8. Deliverables and source files
Final deliverables are supplied digitally in the formats identified in the accepted scope. The client should download and back up delivered files within any stated delivery period.
Editable source files, working files, unused concepts, drafts, templates, font files, stock assets, software files, and production notes are not automatically included unless the written scope expressly includes them. Source files may require an additional fee or a limited-use arrangement.
9. Intellectual property and third-party assets
Ownership or licensing of final approved work should be stated in the accepted project documents. Any transfer intended to occur after full cleared payment should be documented clearly, including the specific deliverables covered and any rights retained by the designer or third parties.
Fonts, stock images, mockups, plugins, templates, software, and other third-party materials remain subject to their own licenses. The client may need to obtain or maintain a separate license. No term should promise rights that MOUHA STORE LLC does not own or have authority to transfer.
10. Portfolio use and confidentiality
The final project documents should state whether completed public work may be displayed in the MOUHA STORE portfolio and whether attribution, launch timing, embargo, or confidentiality restrictions apply.
Confidential projects should be identified in writing before confidential materials are shared. A separate nondisclosure agreement may be used where appropriate. The business should not publicly disclose confidential material merely because portfolio use is common in the design industry.
11. Cancellation and refunds
Cancellation, deposits, completed work, third-party charges, rush work, client inactivity, and refund calculations are governed by the accepted project documents and the Refund and Cancellation Policy. A client should submit a cancellation request in writing through an agreed channel.
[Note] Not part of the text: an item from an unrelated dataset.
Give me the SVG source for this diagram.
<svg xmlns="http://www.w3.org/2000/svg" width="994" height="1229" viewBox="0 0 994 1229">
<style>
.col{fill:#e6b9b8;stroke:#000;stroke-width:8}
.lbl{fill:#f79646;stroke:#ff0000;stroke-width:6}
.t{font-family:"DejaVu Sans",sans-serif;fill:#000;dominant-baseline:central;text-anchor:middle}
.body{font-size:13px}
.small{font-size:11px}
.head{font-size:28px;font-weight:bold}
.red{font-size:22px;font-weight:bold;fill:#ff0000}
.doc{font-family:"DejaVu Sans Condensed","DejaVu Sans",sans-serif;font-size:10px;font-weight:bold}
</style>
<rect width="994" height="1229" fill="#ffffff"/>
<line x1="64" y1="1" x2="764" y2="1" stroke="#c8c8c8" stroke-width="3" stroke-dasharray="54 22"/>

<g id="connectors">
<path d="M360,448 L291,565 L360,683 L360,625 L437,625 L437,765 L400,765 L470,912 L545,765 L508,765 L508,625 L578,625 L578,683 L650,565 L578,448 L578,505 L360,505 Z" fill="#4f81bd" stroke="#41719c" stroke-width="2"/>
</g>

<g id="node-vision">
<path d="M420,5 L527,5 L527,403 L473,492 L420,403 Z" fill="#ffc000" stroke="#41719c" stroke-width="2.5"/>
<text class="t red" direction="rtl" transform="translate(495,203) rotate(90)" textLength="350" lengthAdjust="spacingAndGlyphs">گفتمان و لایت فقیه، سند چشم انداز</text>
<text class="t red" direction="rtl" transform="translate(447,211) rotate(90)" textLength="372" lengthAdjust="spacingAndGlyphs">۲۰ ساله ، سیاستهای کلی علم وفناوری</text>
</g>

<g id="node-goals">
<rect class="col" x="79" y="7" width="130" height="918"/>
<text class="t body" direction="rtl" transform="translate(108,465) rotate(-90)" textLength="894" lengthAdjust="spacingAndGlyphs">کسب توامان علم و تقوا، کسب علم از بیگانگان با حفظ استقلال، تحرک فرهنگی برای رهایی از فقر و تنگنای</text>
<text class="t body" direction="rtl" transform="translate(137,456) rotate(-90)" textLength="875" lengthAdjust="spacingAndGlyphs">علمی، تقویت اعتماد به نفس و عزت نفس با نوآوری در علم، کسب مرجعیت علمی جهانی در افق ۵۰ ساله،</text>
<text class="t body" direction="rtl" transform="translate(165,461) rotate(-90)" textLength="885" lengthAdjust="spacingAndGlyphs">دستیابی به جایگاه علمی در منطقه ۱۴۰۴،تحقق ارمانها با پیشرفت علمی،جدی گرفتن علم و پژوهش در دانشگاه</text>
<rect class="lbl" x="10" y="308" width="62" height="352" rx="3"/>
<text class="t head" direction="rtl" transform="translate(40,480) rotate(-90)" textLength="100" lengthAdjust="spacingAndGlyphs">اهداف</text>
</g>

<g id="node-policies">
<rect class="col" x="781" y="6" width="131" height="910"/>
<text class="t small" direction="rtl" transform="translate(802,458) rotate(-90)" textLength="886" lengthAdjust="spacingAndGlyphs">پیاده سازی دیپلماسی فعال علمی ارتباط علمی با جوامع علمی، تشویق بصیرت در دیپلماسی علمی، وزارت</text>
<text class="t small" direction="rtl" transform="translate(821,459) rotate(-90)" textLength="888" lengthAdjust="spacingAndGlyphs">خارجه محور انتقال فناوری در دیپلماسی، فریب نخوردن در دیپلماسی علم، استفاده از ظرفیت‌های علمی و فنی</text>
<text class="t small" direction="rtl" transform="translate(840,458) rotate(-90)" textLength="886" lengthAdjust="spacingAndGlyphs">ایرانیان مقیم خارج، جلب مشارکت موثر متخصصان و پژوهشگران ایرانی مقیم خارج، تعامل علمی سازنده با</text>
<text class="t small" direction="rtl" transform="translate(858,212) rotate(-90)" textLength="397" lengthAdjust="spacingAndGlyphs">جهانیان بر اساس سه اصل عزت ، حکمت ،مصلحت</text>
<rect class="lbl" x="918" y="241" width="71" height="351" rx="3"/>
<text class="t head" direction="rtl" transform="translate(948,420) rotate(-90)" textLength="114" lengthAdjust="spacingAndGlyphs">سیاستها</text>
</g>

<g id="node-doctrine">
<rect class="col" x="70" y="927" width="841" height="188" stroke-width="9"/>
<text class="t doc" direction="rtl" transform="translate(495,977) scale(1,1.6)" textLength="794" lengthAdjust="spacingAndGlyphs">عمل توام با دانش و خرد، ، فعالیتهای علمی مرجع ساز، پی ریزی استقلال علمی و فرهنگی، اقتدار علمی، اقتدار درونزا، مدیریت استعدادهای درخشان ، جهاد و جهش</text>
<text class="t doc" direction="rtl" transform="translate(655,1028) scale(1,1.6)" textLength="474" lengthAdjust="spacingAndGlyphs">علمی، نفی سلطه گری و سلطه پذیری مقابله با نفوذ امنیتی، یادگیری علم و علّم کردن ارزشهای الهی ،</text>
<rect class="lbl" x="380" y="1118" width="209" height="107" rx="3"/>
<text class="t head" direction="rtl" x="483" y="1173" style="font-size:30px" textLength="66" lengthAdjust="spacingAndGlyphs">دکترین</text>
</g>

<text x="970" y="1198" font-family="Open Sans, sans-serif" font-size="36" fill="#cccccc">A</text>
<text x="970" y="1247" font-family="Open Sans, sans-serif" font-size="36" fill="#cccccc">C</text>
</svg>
No refund should be promised or refused without considering the project stage, work completed, reserved capacity, non-recoverable costs, delivered rights, payment-provider restrictions, and applicable law.
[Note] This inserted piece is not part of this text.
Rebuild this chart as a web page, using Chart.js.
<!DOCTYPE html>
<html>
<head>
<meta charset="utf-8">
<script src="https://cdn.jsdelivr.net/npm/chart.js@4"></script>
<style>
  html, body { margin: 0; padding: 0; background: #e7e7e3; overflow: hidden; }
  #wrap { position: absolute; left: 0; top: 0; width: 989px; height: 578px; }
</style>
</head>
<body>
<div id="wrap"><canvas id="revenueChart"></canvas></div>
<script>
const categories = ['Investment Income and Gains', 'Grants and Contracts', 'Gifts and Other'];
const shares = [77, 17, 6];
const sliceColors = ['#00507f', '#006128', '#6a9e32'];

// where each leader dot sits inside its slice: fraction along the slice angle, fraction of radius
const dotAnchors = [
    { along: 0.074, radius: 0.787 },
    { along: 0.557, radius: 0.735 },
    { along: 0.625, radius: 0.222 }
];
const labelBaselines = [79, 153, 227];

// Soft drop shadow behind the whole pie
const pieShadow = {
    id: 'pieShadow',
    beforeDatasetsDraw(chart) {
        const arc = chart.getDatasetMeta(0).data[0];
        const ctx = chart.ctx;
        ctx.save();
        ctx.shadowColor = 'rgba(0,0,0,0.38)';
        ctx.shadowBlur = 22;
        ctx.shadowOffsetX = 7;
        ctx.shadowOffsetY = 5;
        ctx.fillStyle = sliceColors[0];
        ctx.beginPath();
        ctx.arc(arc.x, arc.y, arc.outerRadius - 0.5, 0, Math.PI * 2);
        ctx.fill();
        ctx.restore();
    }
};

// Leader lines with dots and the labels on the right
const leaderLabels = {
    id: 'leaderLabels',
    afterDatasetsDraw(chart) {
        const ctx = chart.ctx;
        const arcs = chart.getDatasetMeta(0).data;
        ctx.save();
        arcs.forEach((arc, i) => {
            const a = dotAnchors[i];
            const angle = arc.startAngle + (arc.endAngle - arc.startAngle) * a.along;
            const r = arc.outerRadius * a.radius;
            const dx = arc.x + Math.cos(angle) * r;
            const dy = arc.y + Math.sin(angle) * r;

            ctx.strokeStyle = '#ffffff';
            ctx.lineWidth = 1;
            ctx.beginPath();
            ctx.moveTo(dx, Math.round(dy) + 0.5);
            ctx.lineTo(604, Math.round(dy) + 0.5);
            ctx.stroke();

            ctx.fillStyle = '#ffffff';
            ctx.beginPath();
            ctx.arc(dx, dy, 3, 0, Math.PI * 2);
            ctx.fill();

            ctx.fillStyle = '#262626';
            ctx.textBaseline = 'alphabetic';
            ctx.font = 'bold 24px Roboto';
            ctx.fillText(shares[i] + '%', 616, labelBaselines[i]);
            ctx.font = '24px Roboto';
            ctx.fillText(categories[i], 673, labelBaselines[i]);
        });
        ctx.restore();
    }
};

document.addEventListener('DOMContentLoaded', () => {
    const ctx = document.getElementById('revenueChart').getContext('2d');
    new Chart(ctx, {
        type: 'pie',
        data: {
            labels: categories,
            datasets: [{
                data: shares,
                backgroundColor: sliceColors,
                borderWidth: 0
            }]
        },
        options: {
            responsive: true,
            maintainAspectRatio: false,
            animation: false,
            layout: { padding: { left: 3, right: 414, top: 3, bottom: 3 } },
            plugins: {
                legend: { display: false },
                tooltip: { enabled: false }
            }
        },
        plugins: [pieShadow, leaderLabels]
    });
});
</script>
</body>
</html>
12. Prohibited requests and uses
The business may reject, suspend, or cancel a request that reasonably appears unlawful, deceptive, infringing, abusive, discriminatory, defamatory, unsafe, or outside the published service scope.
- Unauthorized copying or imitation of another person's protected work, brand, identity, or signature style.
- False endorsements, fabricated reviews, counterfeit materials, deceptive credentials, or misleading business claims.
- Content that violates third-party rights or applicable law.
- Use of final work in a way that exceeds an applicable license or written permission.
13. Warranties and limitation of liability
Design services do not guarantee sales, audience growth, regulatory approval, trademark registration, financial performance, platform acceptance, or business success. The client remains responsible for business decisions and final factual, legal, and regulatory review.
Any warranty disclaimer, liability cap, exclusion of indirect damages, indemnity, and remedy limitation must be drafted for the actual business, jurisdiction, client type, and applicable law. This draft does not establish a final liability clause.
Legal review required: insert enforceable, jurisdiction-specific warranty and liability language before production use.
14. Governing law and disputes
The governing law, venue, dispute process, notice method, and any mediation or arbitration terms have not been selected. They must be completed only after legal review of the company's formation, actual operating location, client locations, and service model.
Required placeholder: governing law and dispute-resolution terms are intentionally not finalized.
15. Changes and contact
The final terms should explain how amendments apply to new and active projects and should preserve any signed project-specific commitments. Questions can be submitted through the Contact page using the legal or privacy inquiry option.